Credit Suisse shareholders backed the reelection of chairman Urs Rohner with a surprising level of support: the controversial lawyer had been at the center of a pay furor at the Swiss bank in recent weeks.
Urs Rohner, chairman of Credit Suisse, survived the annual rite of corporate passage, winning reelection to office from just over 90 percent of shareholders.
The overwhelming support for Rohner is surprising: the resilient former lawyer had sparked anger from both retail shareholders in Switzerland as well as of shareholder groups like Glass Lewis and Ethos Fund. Ultimately, Rohner and Chief Executive Tidjane Thiam were forced to back down from their original bonus plans to calm the waters, which it only partly did.
Last-Minute Apology
At first, Rohner made the issue worse rather than better. Swiss-based Ethos Fund called for him to step down, and Rohner acknowledged missteps in an apology to shareholders on Friday.
Just 10 percent of shareholders followed Ethos' recommendation to oppose Rohner. The 90 percent reelection rate is nevertheless a snub for the 58-year-old chairman – it is the weakest by far of all board members. Richard Thornburgh, a former CSFB investment banker whose reelection was also opposed by Glass Lewis, garnered 94 percent approval from shareholders.
Bonus Ire
Credit Suisse's controversial pay report eked out a 58 percent approval, which Rohner said he had noted as a signal from shareholders. An absolution of management and board conduct, unique to Swiss corporate law, passed with 88 percent of investors.

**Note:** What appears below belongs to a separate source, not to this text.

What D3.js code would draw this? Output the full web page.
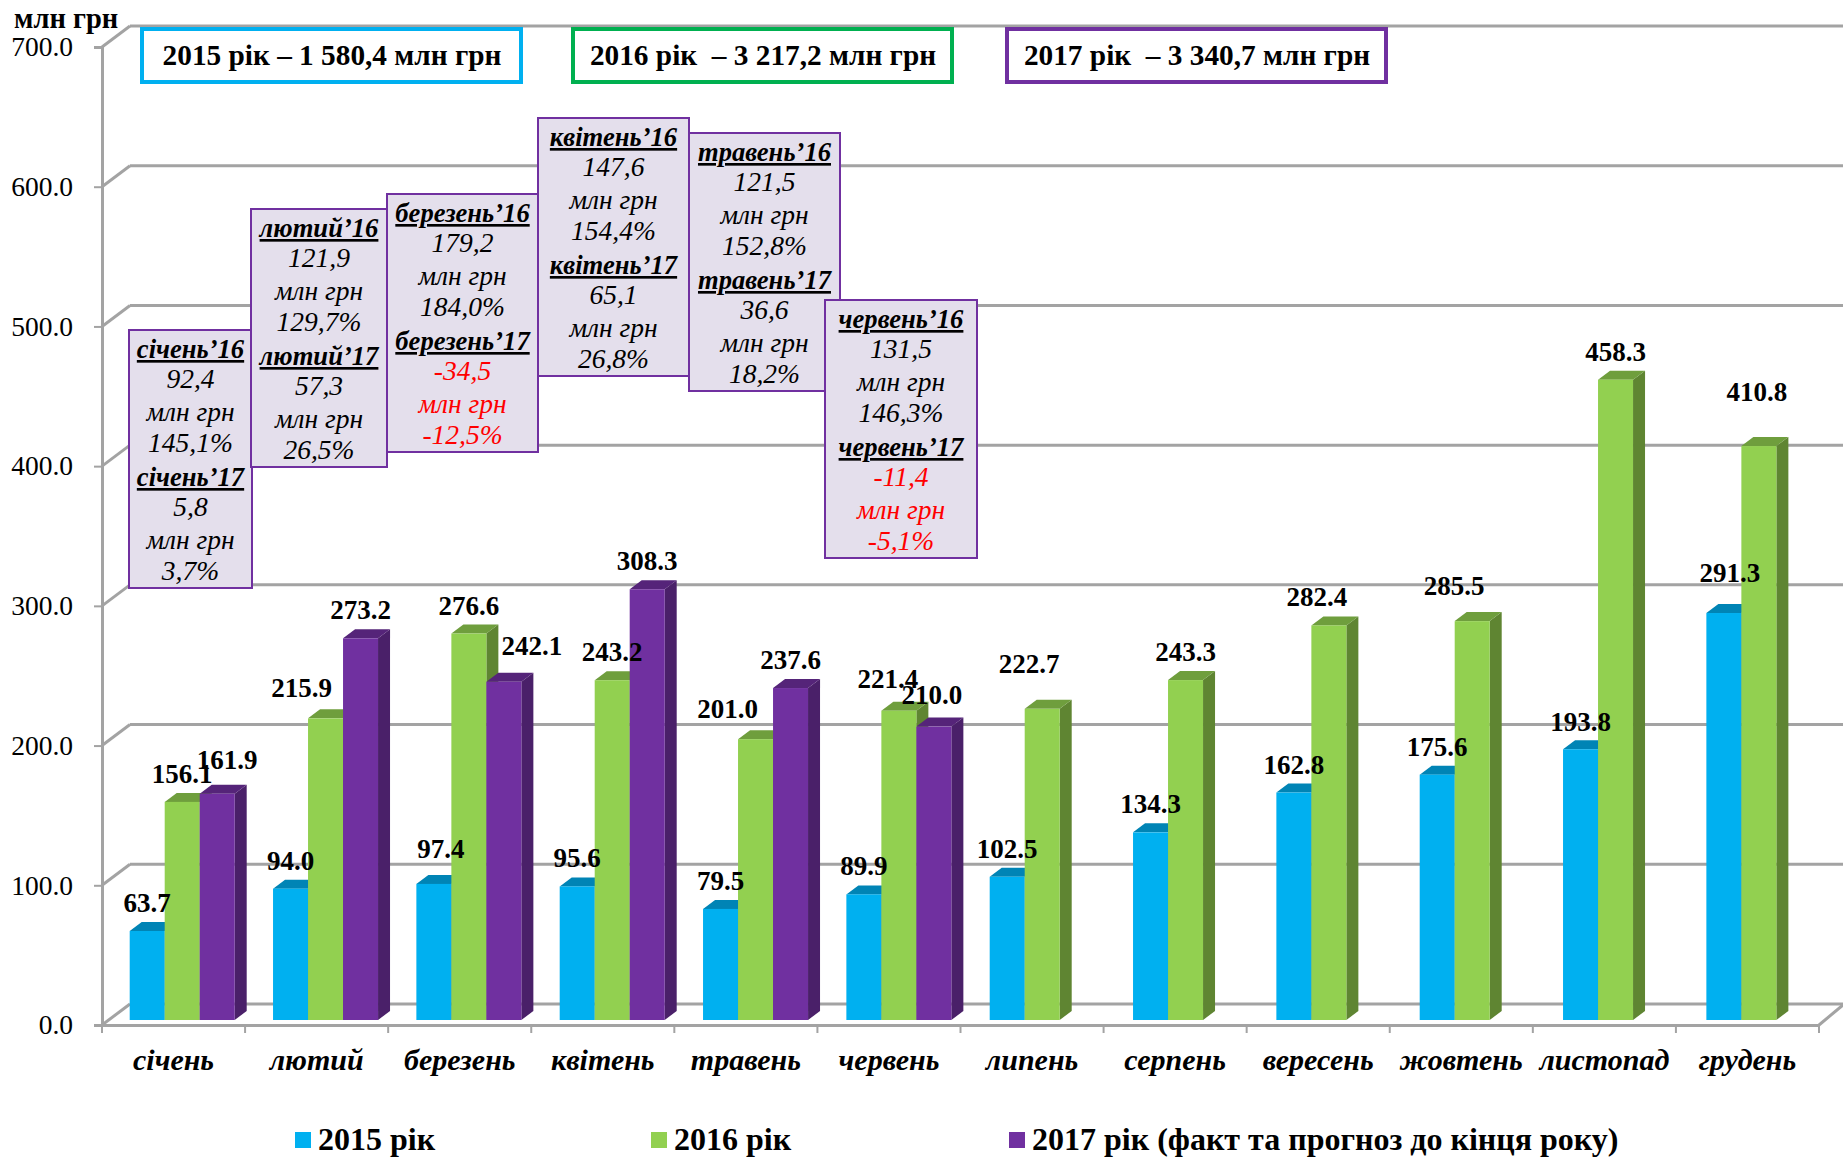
<!DOCTYPE html>
<html>
<head>
<meta charset="utf-8">
<style>
  html, body { margin: 0; background: #fff; }
  svg { display: block; font-family: "Liberation Serif", serif; }
  .grid { stroke: #a3a3a3; stroke-width: 3; fill: none; }
  .axis-label text { fill: #000; }
</style>
<script src="https://cdnjs.cloudflare.com/ajax/libs/d3/7.8.5/d3.min.js"></script>
</head>
<body>
<svg width="1843" height="1157"></svg>
<script>
const months = ['січень', 'лютий', 'березень', 'квітень', 'травень', 'червень', 'липень', 'серпень', 'вересень', 'жовтень', 'листопад', 'грудень'];
const seriesNames = ['2015 рік', '2016 рік', '2017 рік (факт та прогноз до кінця року)'];
const values2015 = [63.7, 94.0, 97.4, 95.6, 79.5, 89.9, 102.5, 134.3, 162.8, 175.6, 193.8, 291.3];
const values2016 = [156.1, 215.9, 276.6, 243.2, 201.0, 221.4, 222.7, 243.3, 282.4, 285.5, 458.3, 410.8];
const values2017 = [161.9, 273.2, 242.1, 308.3, 237.6, 210.0, null, null, null, null, null, null];
const yTicks = [0, 100, 200, 300, 400, 500, 600, 700];
const totals = ['2015 рік – 1 580,4 млн грн', '2016 рік  – 3 217,2 млн грн', '2017 рік  – 3 340,7 млн грн'];
const noteHeads = ['січень', 'лютий', 'березень', 'квітень', 'травень', 'червень'];
const noteAmount16 = ['92,4', '121,9', '179,2', '147,6', '121,5', '131,5'];
const notePct16 = ['145,1%', '129,7%', '184,0%', '154,4%', '152,8%', '146,3%'];
const noteAmount17 = ['5,8', '57,3', '-34,5', '65,1', '36,6', '-11,4'];
const notePct17 = ['3,7%', '26,5%', '-12,5%', '26,8%', '18,2%', '-5,1%'];

const svg = d3.select('svg');

const colors = [
  {front: '#00b0f0', top: '#0084b5', side: '#00698f'},
  {front: '#92d050', top: '#6f9e3d', side: '#5f8532'},
  {front: '#7030a0', top: '#552479', side: '#4a2069'}
];

// the 3d box: back wall sits up and to the right of the front plane
const depth = {x: 28, y: 21};
const barDepth = {x: 12, y: 9};
const barLift = 5;
const left = 102, right = 1819;

const y = d3.scaleLinear().domain([0, 700]).range([1025, 47]);
const x0 = d3.scaleBand().domain(months).range([left, right]);
// bars run on a slightly wider step than the axis ticks
const xBars = d3.scaleBand().domain(months).range([left - 0.3, right + 2.7]);
const x1 = d3.scaleBand().domain(d3.range(3)).range([28, 133]);

// walls
const grid = svg.append('g');
grid.selectAll('line.wall').data(yTicks).join('line')
  .attr('class', 'grid wall')
  .attr('x1', left + depth.x).attr('x2', 1843)
  .attr('y1', d => y(d) - depth.y).attr('y2', d => y(d) - depth.y);
grid.selectAll('line.slant').data(yTicks).join('line')
  .attr('class', 'grid slant')
  .attr('x1', left).attr('x2', left + depth.x)
  .attr('y1', d => y(d)).attr('y2', d => y(d) - depth.y);
grid.append('line').attr('class', 'grid')
  .attr('x1', right).attr('x2', right + 24)
  .attr('y1', y(0)).attr('y2', y(0) - 20);

// axes
const yAxis = d3.axisLeft(y).tickValues(yTicks).tickFormat(d3.format('.1f'))
  .tickSize(8).tickPadding(21);
const yAxisG = svg.append('g')
  .attr('transform', `translate(${left},0)`)
  .call(yAxis);
yAxisG.select('.domain').attr('stroke', '#a3a3a3').attr('stroke-width', 3);
yAxisG.selectAll('.tick line').attr('stroke', '#a3a3a3').attr('stroke-width', 2);
yAxisG.selectAll('text').attr('font-size', 27.5).attr('font-family', '"Liberation Serif", serif').attr('fill', '#000');

const xAxisG = svg.append('g')
  .attr('transform', `translate(0,${y(0)})`)
  .call(d3.axisBottom(x0).tickSize(0).tickPadding(24));
xAxisG.select('.domain').attr('stroke', '#a3a3a3').attr('stroke-width', 3);
xAxisG.selectAll('text')
  .attr('font-size', 30).attr('font-weight', 'bold').attr('font-style', 'italic')
  .attr('font-family', '"Liberation Serif", serif').attr('fill', '#000');
xAxisG.selectAll('line.edge').data(d3.range(13)).join('line')
  .attr('class', 'edge')
  .attr('x1', i => left + i * x0.step()).attr('x2', i => left + i * x0.step())
  .attr('y1', 0).attr('y2', 8)
  .attr('stroke', '#a3a3a3').attr('stroke-width', 2);

// bars
const allValues = [values2015, values2016, values2017];
const points = (x, yy, w, part) => {
  if (part === 'top') {
    return [[x, yy], [x + barDepth.x, yy - barDepth.y], [x + w + barDepth.x, yy - barDepth.y], [x + w, yy]];
  }
  const base = y(0) - barLift;
  return [[x + w, yy], [x + w + barDepth.x, yy - barDepth.y], [x + w + barDepth.x, base - barDepth.y], [x + w, base]];
};

const barsG = svg.append('g');
months.forEach((m, mi) => {
  const groupG = barsG.append('g').attr('transform', `translate(${xBars(m)},0)`);
  const row = allValues.map((vals, si) => ({si, v: vals[mi]})).filter(d => d.v !== null);
  row.forEach(d => {
    const bx = x1(d.si), bw = x1.bandwidth(), by = y(d.v) - barLift;
    const c = colors[d.si];
    groupG.append('polygon').attr('points', points(bx, by, bw, 'side').join(' ')).attr('fill', c.side);
    groupG.append('polygon').attr('points', points(bx, by, bw, 'top').join(' ')).attr('fill', c.top);
    groupG.append('rect')
      .attr('x', bx).attr('y', by)
      .attr('width', bw).attr('height', y(0) - barLift - by)
      .attr('fill', c.front);
  });
});

// total boxes
const totalBoxX = [142, 573, 1007];
const totalBoxColor = ['#00b0f0', '#00b050', '#7030a0'];
const totalsG = svg.selectAll('g.total').data(totals).join('g')
  .attr('class', 'total')
  .attr('transform', (d, i) => `translate(${totalBoxX[i]},29)`);
totalsG.append('rect')
  .attr('width', 379).attr('height', 53)
  .attr('fill', '#fff').attr('stroke-width', 4)
  .attr('stroke', (d, i) => totalBoxColor[i]);
totalsG.append('text')
  .attr('x', 190).attr('y', 36)
  .attr('text-anchor', 'middle')
  .attr('font-size', 29.3).attr('font-weight', 'bold')
  .attr('xml:space', 'preserve').style('white-space', 'pre')
  .text(d => d);

// purple notes over the chart
const noteBoxes = [[129, 330, 123], [251, 209, 136], [387, 194, 151], [538, 118, 151], [689, 133, 151], [825, 300, 152]];
const noteBoxH = 258;
const lineOffsets = [28, 58, 91, 122, 156, 186, 219, 250];
const noteRed = '#ff0000';
noteHeads.forEach((head, i) => {
  const [bx, by, bw] = noteBoxes[i];
  const g = svg.append('g').attr('transform', `translate(${bx},${by})`);
  g.append('rect').attr('width', bw).attr('height', noteBoxH)
    .attr('fill', '#e4dfec').attr('stroke', '#7030a0').attr('stroke-width', 2);
  const neg = noteAmount17[i][0] === '-';
  const lines = [
    {t: head + '’16', h: true}, {t: noteAmount16[i]}, {t: 'млн грн'}, {t: notePct16[i]},
    {t: head + '’17', h: true}, {t: noteAmount17[i], red: neg}, {t: 'млн грн', red: neg}, {t: notePct17[i], red: neg}
  ];
  g.selectAll('text').data(lines).join('text')
    .attr('x', bw / 2).attr('y', (d, k) => lineOffsets[k])
    .attr('text-anchor', 'middle')
    .attr('font-style', 'italic')
    .attr('font-size', d => d.h ? 26.6 : 27.5)
    .attr('font-weight', d => d.h ? 'bold' : 'normal')
    .attr('text-decoration', d => d.h ? 'underline' : 'none')
    .attr('fill', d => d.red ? noteRed : '#000')
    .text(d => d.t);
});

// data labels, some were dragged by hand in the original
const labelNudge = {
  '0-2': [10, -6], '1-1': [-24, -2], '2-0': [7, -7], '2-2': [28, -8], '4-1': [-28, -2],
  '5-1': [-11, -4], '5-2': [-2, -4], '6-1': [-13, -17], '8-1': [-12, 0], '9-1': [-18, -7],
  '10-0': [0, 1], '11-0': [6, -12], '11-1': [-2, -26]
};
const labelsG = svg.append('g');
allValues.forEach((vals, si) => {
  vals.forEach((v, mi) => {
    if (v === null) return;
    const n = labelNudge[mi + '-' + si] || [0, 0];
    labelsG.append('text')
      .attr('x', xBars(months[mi]) + x1(si) + x1.bandwidth() / 2 + n[0])
      .attr('y', y(v) - barLift - 19 + n[1])
      .attr('text-anchor', 'middle')
      .attr('font-size', 27).attr('font-weight', 'bold')
      .text(d3.format('.1f')(v));
  });
});

// legend and unit label
const legendX = [295, 651, 1009];
const legend = svg.selectAll('g.legend').data(seriesNames).join('g')
  .attr('class', 'legend')
  .attr('transform', (d, i) => `translate(${legendX[i]},1132)`);
legend.append('rect').attr('width', 16).attr('height', 16)
  .attr('fill', (d, i) => colors[i].front);
legend.append('text')
  .attr('x', 23).attr('y', 18)
  .attr('font-size', 32).attr('font-weight', 'bold')
  .text(d => d);

svg.append('text')
  .attr('x', 14).attr('y', 28)
  .attr('font-size', 28.5).attr('font-weight', 'bold')
  .text('млн грн');
</script>
</body>
</html>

The results raise the question of whether the under-fire Rohner has successfully neutralized his opponents. He enjoys the approval of major shareholders including Qatar, Saudi Arabia's Olayan group, U.S. fund house Harris Associates, Norway, and U.S. asset manager Blackrock.
Tactical Move
Rohner likely sealed his approval with a host of last-minute, shareholder-friendly measures including promising a cash dividend instead of scrips, a higher payout ratio and already flagging a dividend intention for this year.
He even sweetened the bitter pill of a 4 billion Swiss franc cash call, offering the shares at a steep discount to current trading. Rohner, who has said he wants to preside the Credit Suisse board until 2021, appears to have headed off any opposition to his regency.